NPS's John Peterson, who served as project manager, hailed the volunteer work of the Mormons, the United Daughters of the Confederacy and genealogists to record the information from the National Archives. If the work had been contracted out it would have cost $4.5 million, he said.
Still, Peterson said the entering of soldier, regimental and battle information was only "the first phase" of the project. The most dramatic next step, he said, is the National Geographic joint venture.
He said NPS and National Geographic will "co-brand" the new project on the Web. They will take major battlefields like Gettysburg and Shiloh and enter myriad details on maps, which visitors to the Web site can click on for more information. For instance, clicking on a barn or other landmark will provide battle history and possibly an "interpretive sound bite," Peterson said.
Some results of the collaboration may be on the Web by spring, Peterson said. "We're just at the strategizing period."
He said NPS would count on National Geographic to produce the Internet mapping work. "They have more technology than we do." He called the nonprofit "the prime mapping organization in the world."
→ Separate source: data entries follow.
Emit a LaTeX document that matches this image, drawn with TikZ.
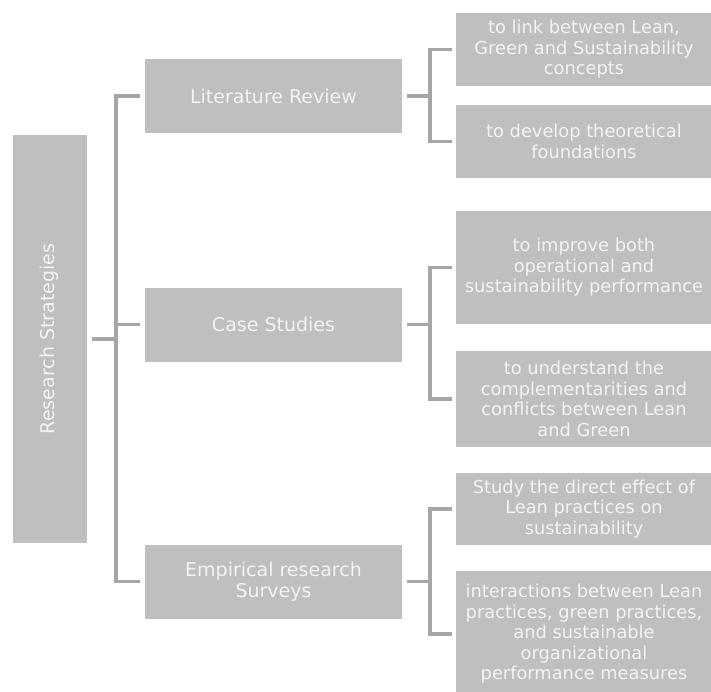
\documentclass[tikz,border=0pt]{standalone}
\usepackage{fontspec}
\setmainfont{DejaVu Sans}
\usepackage{xcolor}
\usepackage{tikz}
\usetikzlibrary{positioning}
\definecolor{boxgray}{HTML}{BFBFBF}
\definecolor{linegray}{HTML}{A6A6A6}
\definecolor{textgray}{HTML}{F3F3F3}
\tikzstyle{base}    = [rectangle, fill=boxgray, text=textgray, inner sep=0pt, align=center, font=\fontsize{19}{20.5}\selectfont]
\tikzstyle{mainbox} = [base, minimum width=74.5pt, minimum height=408pt]
\tikzstyle{strat}   = [base, minimum width=257pt, minimum height=74pt]
\tikzstyle{aim}     = [base, minimum width=256pt, font=\fontsize{17.8}{20.5}\selectfont]
\tikzstyle{link}    = [draw=linegray, line width=3.5pt]

\begin{document}
\begin{tikzpicture}[x=1pt, y=-1pt]
    \useasboundingbox (0,0) rectangle (711,691);

    \node (rs)  [mainbox] at (49.75,339)  {\rotatebox{90}{Research Strategies}};
    \node (lit) [strat]   at (273.5,96)   {Literature Review};
    \node (cs)  [strat]   at (273.5,324.5) {Case Studies};
    \node (emp) [strat]   at (273.5,581.5) {Empirical research\\Surveys};

    \node (l1) [aim, minimum height=73pt]  at (584,49.5)  {to link between Lean,\\Green and Sustainability\\concepts};
    \node (l2) [aim, minimum height=73pt]  at (584,141.5) {to develop theoretical\\foundations};
    \node (c1) [aim, minimum height=113pt] at (584,267.5) {to improve both\\operational and\\sustainability performance};
    \node (c2) [aim, minimum height=96pt]  at (584,399)   {to understand the\\complementarities and\\conflicts between Lean\\and Green};
    \node (e1) [aim, minimum height=72pt]  at (584,509)   {Study the direct effect of\\Lean practices on\\sustainability};
    \node (e2) [aim, minimum height=126pt] at (584,634)   {interactions between Lean\\practices, green practices,\\and sustainable\\organizational\\performance measures};

    \coordinate (spine) at (116,339);
    \coordinate (lj) at (430,96);
    \coordinate (cj) at (430,324.5);
    \coordinate (ej) at (430,581.5);

    \draw [link] ([xshift=5pt]rs.east) -- (spine);
    \draw [link] ([xshift=-5pt]lit.west) -| (spine) |- ([xshift=-5pt]emp.west);
    \draw [link] ([xshift=-5pt]cs.west) -- (cs.west -| spine);

    \draw [link] ([xshift=5pt]lit.east) -- (lj);
    \draw [link] ([xshift=-4pt]l1.west) -| (lj) |- ([xshift=-4pt]l2.west);
    \draw [link] ([xshift=5pt]cs.east) -- (cj);
    \draw [link] ([xshift=-4pt]c1.west) -| (cj) |- ([xshift=-4pt]c2.west);
    \draw [link] ([xshift=5pt]emp.east) -- (ej);
    \draw [link] ([xshift=-4pt]e1.west) -| (ej) |- ([xshift=-4pt]e2.west);
\end{tikzpicture}
\end{document}
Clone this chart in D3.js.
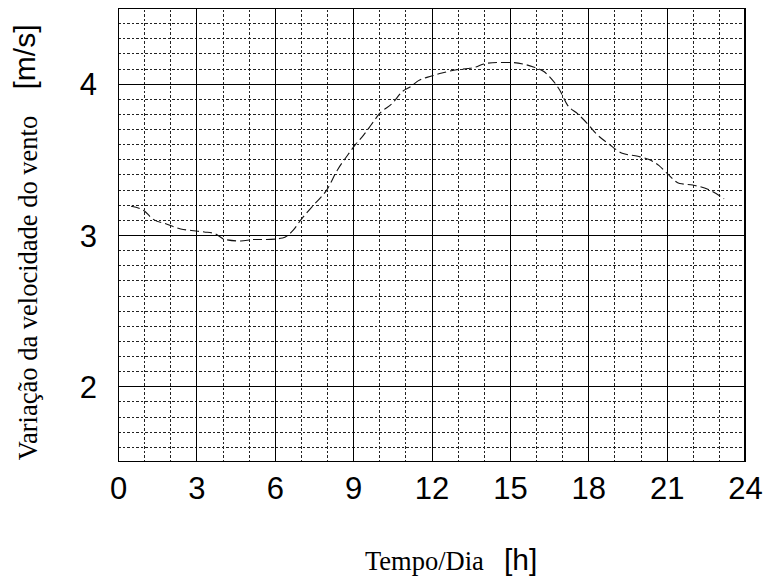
<!DOCTYPE html>
<html lang="pt-br">
<head>
    <meta charset="utf-8">
    <title>Variação da velocidade do vento</title>
    <script src="https://cdn.jsdelivr.net/npm/d3@7"></script>
    <style>
        body { margin: 0; background: #fff; }
        svg { display: block; }
        .grid line { shape-rendering: crispEdges; }
        .tick-label text { font-family: "Liberation Sans", Arial, sans-serif; font-size: 31px; fill: #000; }
        .serif { font-family: "Liberation Serif", "Times New Roman", serif; font-size: 26.5px; fill: #000; }
        .sans { font-family: "Liberation Sans", Arial, sans-serif; font-size: 30px; fill: #000; }
    </style>
</head>
<body>
<div id="chart"></div>
<script>
    // Dados
    var hours = [0.5, 1.0, 1.3, 1.9, 2.4, 2.8, 3.3, 3.7, 4.1, 4.7,
                 5.2, 5.7, 6.3, 6.7, 7.0, 7.5, 8.0, 8.4, 8.8, 9.1,
                 9.4, 9.7, 10.0, 10.5, 10.9, 11.2, 11.5, 12.0, 12.4, 12.9,
                 13.4, 13.7, 14.0, 14.5, 15.0, 15.5, 15.9, 16.3, 16.6, 16.9,
                 17.2, 17.6, 18.0, 18.3, 18.8, 19.3, 19.9, 20.3, 20.7, 21.0,
                 21.5, 22.0, 22.6, 23.2];
    var speed = [3.19, 3.16, 3.11, 3.07, 3.04, 3.03, 3.02, 3.01, 2.97, 2.96,
                 2.97, 2.97, 2.98, 3.03, 3.10, 3.20, 3.30, 3.43, 3.53, 3.60,
                 3.66, 3.73, 3.80, 3.87, 3.95, 3.98, 4.02, 4.05, 4.07, 4.09,
                 4.10, 4.11, 4.13, 4.14, 4.14, 4.13, 4.11, 4.08, 4.03, 3.96,
                 3.86, 3.80, 3.73, 3.67, 3.60, 3.54, 3.52, 3.50, 3.46, 3.41,
                 3.34, 3.33, 3.30, 3.24];
    var xTicks = [0, 3, 6, 9, 12, 15, 18, 21, 24];
    var yTicks = [2, 3, 4];
    var xDomain = [0, 24],
        yDomain = [1.5, 4.5];

    var width = 765,
        height = 578;
    // Área do gráfico (pixels)
    var plotLeft = 118, plotRight = 745, plotTop = 8, plotBottom = 462;

    var x = d3.scaleLinear().domain(xDomain).range([plotLeft, plotRight]);
    var y = d3.scaleLinear().domain(yDomain).range([plotBottom, plotTop]);

    var svg = d3.select('#chart').append('svg')
        .attr('width', width)
        .attr('height', height);

    // Grade pontilhada (cada hora, cada 0.1 m/s)
    var minorX = d3.range(1, 24).filter(function(h) { return h % 3 !== 0; });
    var minorY = d3.range(16, 45).map(function(v) { return v / 10; })
        .filter(function(v) { return Math.abs(v - Math.round(v)) > 1e-6; });

    function gridStyle(dashed) {
        return function(g) {
            g.attr('class', 'grid');
            g.select('.domain').remove();
            g.selectAll('line')
                .attr('stroke', dashed ? '#222' : '#000')
                .attr('stroke-dasharray', dashed ? '2.5,2' : null);
        };
    }

    svg.append('g')
        .attr('transform', 'translate(0,' + plotBottom + ')')
        .call(d3.axisBottom(x).tickValues(minorX).tickSize(-(plotBottom - plotTop)).tickFormat(''))
        .call(gridStyle(true));

    svg.append('g')
        .attr('transform', 'translate(' + plotLeft + ',0)')
        .call(d3.axisLeft(y).tickValues(minorY).tickSize(-(plotRight - plotLeft)).tickFormat(''))
        .call(gridStyle(true));

    // Grade principal
    svg.append('g')
        .attr('transform', 'translate(0,' + plotBottom + ')')
        .call(d3.axisBottom(x).tickValues(xTicks).tickSize(-(plotBottom - plotTop)).tickFormat(''))
        .call(gridStyle(false));

    svg.append('g')
        .attr('transform', 'translate(' + plotLeft + ',0)')
        .call(d3.axisLeft(y).tickValues(yTicks).tickSize(-(plotRight - plotLeft)).tickFormat(''))
        .call(gridStyle(false));

    svg.append('rect')
        .attr('x', plotLeft + 0.5)
        .attr('y', plotTop + 0.5)
        .attr('width', plotRight - plotLeft - 1)
        .attr('height', plotBottom - plotTop - 1)
        .attr('fill', 'none')
        .attr('stroke', '#000');

    // Rótulos dos eixos
    svg.append('g')
        .attr('class', 'tick-label')
        .attr('transform', 'translate(0,' + (plotBottom + 8) + ')')
        .call(d3.axisBottom(x).tickValues(xTicks).tickSize(0).tickPadding(0).tickFormat(d3.format('d')))
        .call(function(g) {
            g.select('.domain').remove();
            g.selectAll('text').attr('dy', '0.95em').attr('font-family', null).attr('font-size', null);
        });

    svg.append('g')
        .attr('class', 'tick-label')
        .attr('transform', 'translate(' + (plotLeft - 21) + ',0)')
        .call(d3.axisLeft(y).tickValues(yTicks).tickSize(0).tickPadding(0).tickFormat(d3.format('d')))
        .call(function(g) {
            g.select('.domain').remove();
            g.selectAll('text').attr('dy', '0.36em').attr('font-family', null).attr('font-size', null);
        });

    // Curva
    var line = d3.line()
        .x(function(d, i) { return x(hours[i]); })
        .y(function(d) { return y(d); })
        .curve(d3.curveMonotoneX);

    svg.append('path')
        .datum(speed)
        .attr('d', line)
        .attr('fill', 'none')
        .attr('stroke', '#111')
        .attr('stroke-width', 1.1)
        .attr('stroke-dasharray', '9,4');

    // Títulos
    svg.append('text')
        .attr('class', 'serif')
        .attr('transform', 'translate(37,288) rotate(-90)')
        .attr('text-anchor', 'middle')
        .text('Variação da velocidade do vento');

    svg.append('text')
        .attr('class', 'sans')
        .attr('transform', 'translate(35,57) rotate(-90)')
        .attr('text-anchor', 'middle')
        .text('[m/s]');

    svg.append('text')
        .attr('class', 'serif')
        .attr('x', 365)
        .attr('y', 570)
        .text('Tempo/Dia');

    svg.append('text')
        .attr('class', 'sans')
        .attr('x', 504)
        .attr('y', 570)
        .text('[h]');
</script>
</body>
</html>
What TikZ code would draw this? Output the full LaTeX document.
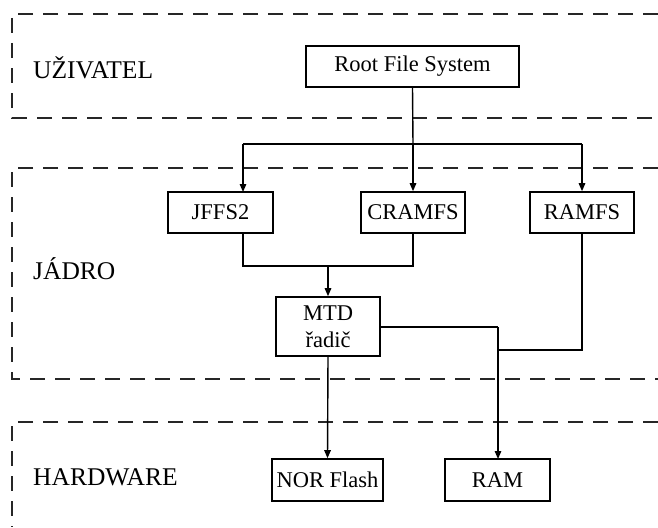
\documentclass[tikz,border=0pt]{standalone}
\usepackage{fontspec}
\setmainfont{Liberation Serif}
\usetikzlibrary{arrows.meta}
\tikzset{
  layer/.style={line width=1.8pt, dash pattern=on 15pt off 10pt, black!85},
  box/.style={draw, line width=1.6pt, inner sep=0pt, align=center,
              font=\fontsize{22.5}{27}\selectfont},
  lbl/.style={anchor=base west, inner sep=0pt, font=\fontsize{25.5}{30}\selectfont},
  wire/.style={line width=1.4pt},
  arr/.style={line width=1.4pt, -{Triangle[length=8pt,width=6.5pt]}}
}
\begin{document}
\begin{tikzpicture}[x=1pt,y=-1pt]
\useasboundingbox (0,0) rectangle (658,527);
% layers
\draw[layer] (658,14) -- (12,14) -- (12,118) -- (658,118);
\draw[layer] (658,168) -- (12,168) -- (12,379) -- (658,379);
\draw[layer] (658,422) -- (12,422) -- (12,527);
% labels
\node[lbl] (uz) at (33,78) {UŽIVATEL};
\node[lbl] (ja) at (33,279) {JÁDRO};
\node[lbl] (hw) at (33,485) {HARDWARE};
% boxes
\node[box, minimum width=213pt, minimum height=41pt] (rfs) at (412.5,66.5) {Root File System};
\node[box, minimum width=105pt, minimum height=41pt] (jffs) at (220.5,212.5) {JFFS2};
\node[box, minimum width=104pt, minimum height=41pt] (cram) at (413,212.5) {CRAMFS};
\node[box, minimum width=104pt, minimum height=41pt] (ramfs) at (582,212.5) {RAMFS};
\node[box, minimum width=104pt, minimum height=59pt] (mtd) at (328,326.5) {MTD\\řadič};
\node[box, minimum width=111pt, minimum height=42pt] (nor) at (327.5,480) {NOR Flash};
\node[box, minimum width=105pt, minimum height=42pt] (ram) at (497.5,480) {RAM};
% junction coordinates
\coordinate (bus) at (413,144);
\coordinate (busl) at (243,144);
\coordinate (busr) at (582,144);
\coordinate (jin) at (243,192);
\coordinate (jout) at (243,233);
\coordinate (jbot) at (243,266);
\coordinate (cbot) at (413,266);
\coordinate (mjoin) at (328,266);
\coordinate (mr) at (498,327);
\coordinate (rj) at (498,350);
\coordinate (rc) at (582,350);
\coordinate (ramtop) at (498,459);
% connectors
\draw[wire] (rfs.south) -- (bus);
\draw[wire] (busl) -- (busr);
\draw[arr] (busl) -- (jin);
\draw[arr] (bus) -- (cram.north);
\draw[arr] (busr) -- (ramfs.north);
\draw[wire] (jout) -- (jbot) -- (cbot) -- (cram.south);
\draw[arr] (mjoin) -- (mtd.north);
\draw[wire] (mtd.east |- mr) -- (mr);
\draw[arr] (mr) -- (ramtop);
\draw[wire] (ramfs.south) -- (rc) -- (rj);
\draw[arr] (mtd.south) -- (nor.north);
\end{tikzpicture}
\end{document}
The work will be done by NGMaps.com, a for-profit arm of the National Geographic Society. Peterson said NGMaps was well-known, particularly for its maps of national parks in the West, like Yellowstone. Profits from NGMaps are plowed back into the Society.
Meanwhile, NPS will make other additions to the CWSS on its own. NPS personnel are currently working to install "real high-quality images" of all the monuments at the more than 30 NPS Civil War sites, a feature that should be ready in the spring.
And the CWSS will also have available about 30 interpretive stories from the sites that reflect the parks' new initiative to address slavery as a cause of the war. The stories were written by the parks in response to an NPS "Rally on the High Ground" workshop sponsored by Superintendent Robert Sutton of Manassas National Battlefield Park.
NPS also plans to start what Peterson called a "Civil War thematic Web site." It would display a history of the war and focus on aspects such as hospitals and women in the Civil War, and will offer bibliographies, interpretive stories from the parks, and links to the parks.